Lines of data
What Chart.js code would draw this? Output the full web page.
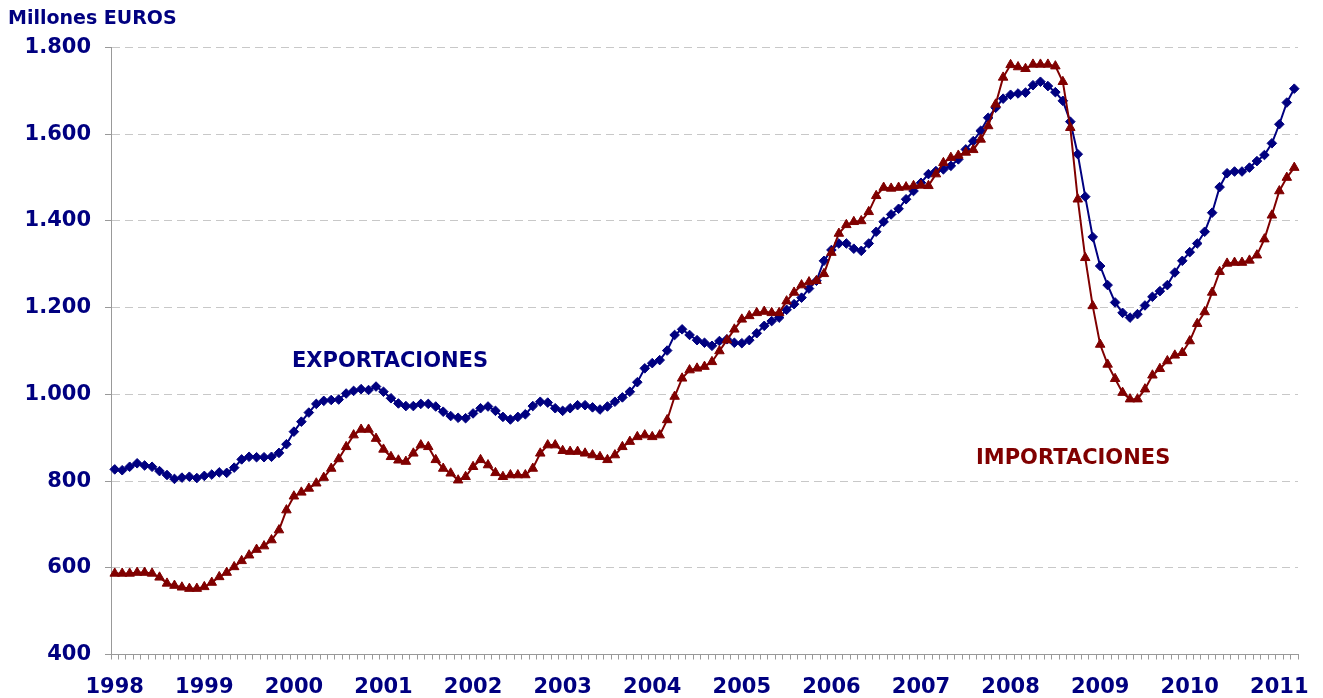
<!DOCTYPE html>
<html>
<head>
<meta charset="utf-8">
<script src="https://cdn.jsdelivr.net/npm/chart.js@4/dist/chart.umd.min.js"></script>
<style>
  html, body { margin: 0; padding: 0; background: #fff; }
  #wrap { width: 1323px; height: 698px; position: relative; }
</style>
</head>
<body>
<div id="wrap"><canvas id="chart" width="1323" height="698"></canvas></div>
<script>
// años del eje X (una etiqueta cada enero)
const years = ['1998', '1999', '2000', '2001', '2002', '2003', '2004',
  '2005', '2006', '2007', '2008', '2009', '2010', '2011'];
const monthCount = 159; // ene 1998 - mar 2011

// millones de euros, medias móviles mensuales
const exportaciones = [
  827, 825, 833, 841, 836, 833, 823, 814, 805, 808, 810, 807,
  812, 815, 820, 819, 831, 850, 856, 855, 855, 856, 865, 885,
  914, 937, 958, 978, 985, 987, 988, 1002, 1008, 1012, 1010, 1018,
  1006, 991, 979, 973, 973, 978, 978, 972, 960, 950, 946, 945,
  956, 968, 972, 962, 948, 942, 948, 954, 973, 983, 981, 968,
  962, 968, 975, 975, 970, 965, 972, 983, 993, 1006, 1028, 1060,
  1072, 1079, 1101, 1137, 1150, 1137, 1125, 1119, 1112, 1123, 1127, 1119,
  1118, 1125, 1141, 1158, 1169, 1177, 1195, 1208, 1223, 1244, 1262, 1308,
  1333, 1348, 1348, 1336, 1331, 1348, 1375, 1398, 1415, 1428, 1450, 1469,
  1488, 1508, 1515, 1519, 1527, 1542, 1565, 1584, 1608, 1638, 1661, 1682,
  1691, 1694, 1696, 1713, 1721, 1711, 1697, 1677, 1629, 1554, 1456, 1363,
  1296, 1252, 1212, 1188, 1177, 1185, 1205, 1225, 1238, 1252, 1281, 1308,
  1328, 1348, 1375, 1419, 1478, 1510, 1514, 1514, 1523, 1538, 1552, 1579,
  1623, 1673, 1705
];

const importaciones = [
  587, 587, 587, 589, 589, 587, 578, 564, 559, 555, 552, 552,
  556, 566, 579, 589, 602, 616, 629, 642, 650, 664, 687, 733,
  765, 774, 783, 795, 808, 829, 851, 879, 906, 919, 919, 898,
  873, 856, 848, 845, 864, 883, 879, 849, 829, 818, 802, 810,
  833, 849, 837, 819, 810, 814, 814, 814, 829, 864, 883, 883,
  870, 868, 868, 864, 860, 856, 849, 860, 879, 891, 902, 906,
  902, 906, 941, 995, 1037, 1056, 1060, 1064, 1075, 1100, 1125, 1150,
  1173, 1181, 1188, 1191, 1188, 1188, 1215, 1235, 1252, 1259, 1262, 1278,
  1327, 1371, 1391, 1398, 1400, 1421, 1458, 1477, 1475, 1477, 1478, 1481,
  1482, 1481, 1508, 1534, 1546, 1551, 1558, 1564, 1588, 1619, 1669, 1731,
  1760, 1755, 1751, 1761, 1761, 1761, 1757, 1721, 1615, 1450, 1315, 1204,
  1115, 1069, 1036, 1004, 989, 989, 1012, 1044, 1059, 1077, 1090, 1096,
  1123, 1163, 1190, 1235, 1283, 1302, 1304, 1304, 1309, 1321, 1358, 1413,
  1469, 1500, 1523
];

const NAVY = '#000080';
const GRANATE = '#800000';
const FONT = "'DejaVu Sans', Verdana, sans-serif";

const labels = [];
for (let i = 0; i < monthCount; i++) {
  labels.push(years[Math.floor(i / 12)] + '-' + String(i % 12 + 1).padStart(2, '0'));
}

function miles(v) {
  return String(v).replace(/\B(?=(\d{3})+$)/g, '.');
}

// textos sueltos: unidad y nombres de las series
const textos = {
  id: 'textos',
  afterDraw(chart) {
    const ctx = chart.ctx;
    ctx.save();
    ctx.textBaseline = 'middle';
    ctx.textAlign = 'left';
    ctx.font = 'bold 19px ' + FONT;
    ctx.fillStyle = NAVY;
    ctx.fillText('Millones EUROS', 8, 19);
    ctx.font = 'bold 21px ' + FONT;
    ctx.fillText('EXPORTACIONES', 292, 362);
    ctx.fillStyle = GRANATE;
    ctx.fillText('IMPORTACIONES', 976, 459);
    ctx.restore();
  }
};

new Chart(document.getElementById('chart'), {
  type: 'line',
  data: {
    labels: labels,
    datasets: [
      {
        label: 'EXPORTACIONES',
        data: exportaciones,
        borderColor: NAVY,
        backgroundColor: NAVY,
        borderWidth: 2,
        pointStyle: 'rectRot',
        pointRadius: 4.8,
        pointBorderWidth: 1,
        tension: 0,
        order: 2,
      },
      {
        label: 'IMPORTACIONES',
        data: importaciones,
        borderColor: GRANATE,
        backgroundColor: GRANATE,
        borderWidth: 2,
        pointStyle: 'triangle',
        pointRadius: 5.5,
        pointBorderWidth: 1,
        tension: 0,
        order: 1,
      },
    ],
  },
  options: {
    responsive: false,
    animation: false,
    devicePixelRatio: 1,
    layout: { padding: { top: 47.5, right: 25, left: 0, bottom: 0 } },
    plugins: {
      legend: { display: false },
      tooltip: { enabled: false },
    },
    scales: {
      x: {
        offset: true,
        afterFit: s => { s.height = 43.5; },
        grid: {
          offset: true,
          drawOnChartArea: false,
          drawTicks: true,
          tickLength: 5,
          tickColor: '#999',
        },
        border: { color: '#999', width: 1 },
        ticks: {
          autoSkip: false,
          minRotation: 0,
          maxRotation: 0,
          padding: 15,
          color: NAVY,
          font: { family: FONT, size: 21, weight: 'bold' },
          callback: (v, i) => (i % 12 === 0 ? years[i / 12] : ''),
        },
      },
      y: {
        min: 400,
        max: 1800,
        afterFit: s => { s.width = 111; },
        grid: {
          color: '#c8c8c8',
          tickLength: 6,
          tickColor: '#999',
          tickBorderDash: [],
        },
        border: { color: '#999', width: 1, dash: [8, 5] },
        ticks: {
          stepSize: 200,
          padding: 14,
          color: NAVY,
          font: { family: FONT, size: 21, weight: 'bold' },
          callback: v => miles(v),
        },
      },
    },
  },
  plugins: [textos],
});
</script>
</body>
</html>
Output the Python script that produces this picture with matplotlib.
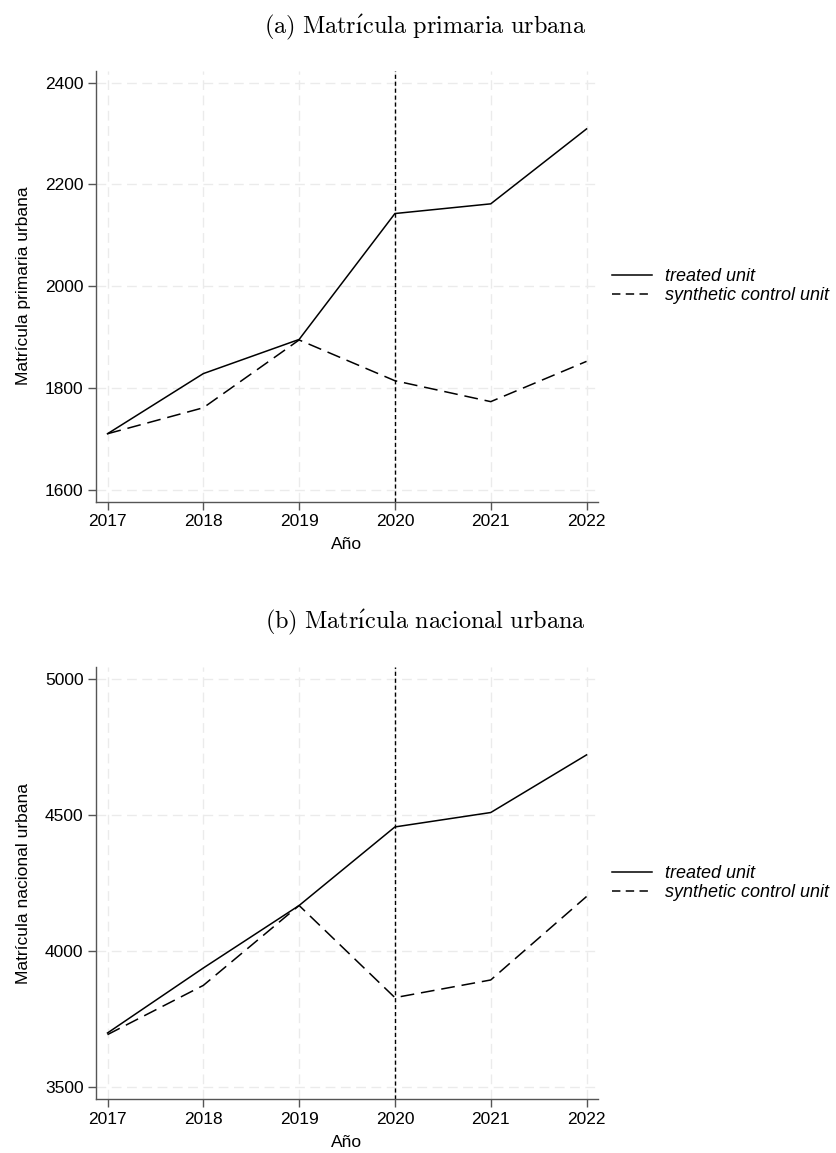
import numpy as np
import matplotlib
matplotlib.use("Agg")
from matplotlib import pyplot
from matplotlib.lines import Line2D

pyplot.rcParams['font.family'] = ['Liberation Sans', 'DejaVu Sans']
pyplot.rcParams['mathtext.fontset'] = 'cm'

# panel data
years = [2017, 2018, 2019, 2020, 2021, 2022]

primaria_treated   = [1711, 1829, 1896, 2143, 2162, 2309]
primaria_synthetic = [1711, 1762, 1895, 1815, 1774, 1853]

nacional_treated   = [3699, 3938, 4168, 4457, 4510, 4722]
nacional_synthetic = [3693, 3874, 4168, 3829, 3894, 4201]

primaria_ticks = [1600, 1800, 2000, 2200, 2400]
nacional_ticks = [3500, 4000, 4500, 5000]

treatment_year = 2020
legend_labels  = ["treated unit", "synthetic control unit"]

grid_color  = "#ebebeb"
spine_color = "#555555"
label_size  = 12.5

fig = pyplot.figure(figsize=(8.37, 11.53), dpi=100)


def draw_panel(ax, treated, synthetic, yticks, ylim, ylabel):
    for yt in yticks:
        ax.axhline(yt, color=grid_color, linewidth=1.0, linestyle=(0, (7, 4)), zorder=0)
    for xt in years:
        ax.axvline(xt, color=grid_color, linewidth=1.0, linestyle=(0, (7, 4)), zorder=0)

    ax.plot(years, treated, color="black", linewidth=1.1, solid_joinstyle="miter", zorder=3)
    ax.plot(years, synthetic, color="black", linewidth=1.1, linestyle=(0, (9, 4.5)), zorder=3)
    ax.axvline(treatment_year, color="black", linewidth=1.0, linestyle=(0, (3, 2)), zorder=2)

    ax.set_xlim(2016.88, 2022.12)
    ax.set_ylim(*ylim)
    ax.set_xticks(years)
    ax.set_yticks(yticks)
    ax.tick_params(axis="both", direction="out", length=6, width=1.0, color=spine_color,
                   labelsize=label_size, pad=3)

    for side in ["top", "right"]:
        ax.spines[side].set_visible(False)
    for side in ["left", "bottom"]:
        ax.spines[side].set_color(spine_color)
        ax.spines[side].set_linewidth(1.0)

    ax.set_xlabel("Año", fontsize=label_size, labelpad=6)
    ax.set_ylabel(ylabel, fontsize=label_size, labelpad=10)

    handles = [Line2D([0], [0], color="black", linewidth=1.1),
               Line2D([0], [0], color="black", linewidth=1.1, linestyle=(0, (5.5, 3.5)))]
    ax.legend(handles, legend_labels, loc="center left", bbox_to_anchor=(1.0, 0.5),
              frameon=False, prop={"style": "italic", "size": 13},
              handlelength=2.2, handletextpad=0.7, labelspacing=0.12,
              borderpad=0.0, borderaxespad=0.8)


ax1 = fig.add_axes([0.1147, 0.5650, 0.5998, 0.3736])
draw_panel(ax1, primaria_treated, primaria_synthetic, primaria_ticks,
           (1578, 2423), "Matrícula primaria urbana")

ax2 = fig.add_axes([0.1147, 0.0468, 0.5998, 0.3744])
draw_panel(ax2, nacional_treated, nacional_synthetic, nacional_ticks,
           (3456, 5044), "Matrícula nacional urbana")

fig.text(0.508, 1 - 26.7 / 1153, r"$\mathrm{(a)\ Matr\'{\i}cula\ primaria\ urbana}$",
         ha="center", va="center", fontsize=17.5)
fig.text(0.508, 1 - 621.7 / 1153, r"$\mathrm{(b)\ Matr\'{\i}cula\ nacional\ urbana}$",
         ha="center", va="center", fontsize=17.5)

fig.savefig("out.png", dpi=100)
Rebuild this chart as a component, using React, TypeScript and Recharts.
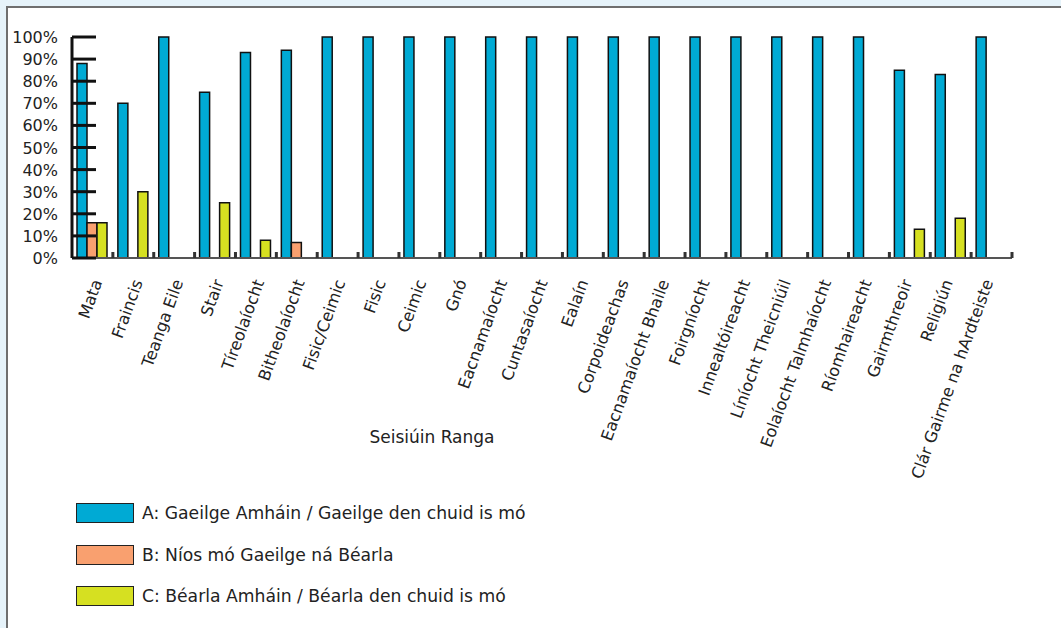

Work to be completed: Using the data above, copy exactly the lines from the one containing "Output the Python" to the one containing "nacional_ticks = [3500, 4000, 4500, 5000]", inclusive. Exclude the pictures.

Answer to the exercise:
Output the Python script that produces this picture with matplotlib.
import numpy as np
import matplotlib
matplotlib.use("Agg")
from matplotlib import pyplot
from matplotlib.lines import Line2D

pyplot.rcParams['font.family'] = ['Liberation Sans', 'DejaVu Sans']
pyplot.rcParams['mathtext.fontset'] = 'cm'

# panel data
years = [2017, 2018, 2019, 2020, 2021, 2022]

primaria_treated   = [1711, 1829, 1896, 2143, 2162, 2309]
primaria_synthetic = [1711, 1762, 1895, 1815, 1774, 1853]

nacional_treated   = [3699, 3938, 4168, 4457, 4510, 4722]
nacional_synthetic = [3693, 3874, 4168, 3829, 3894, 4201]

primaria_ticks = [1600, 1800, 2000, 2200, 2400]
nacional_ticks = [3500, 4000, 4500, 5000]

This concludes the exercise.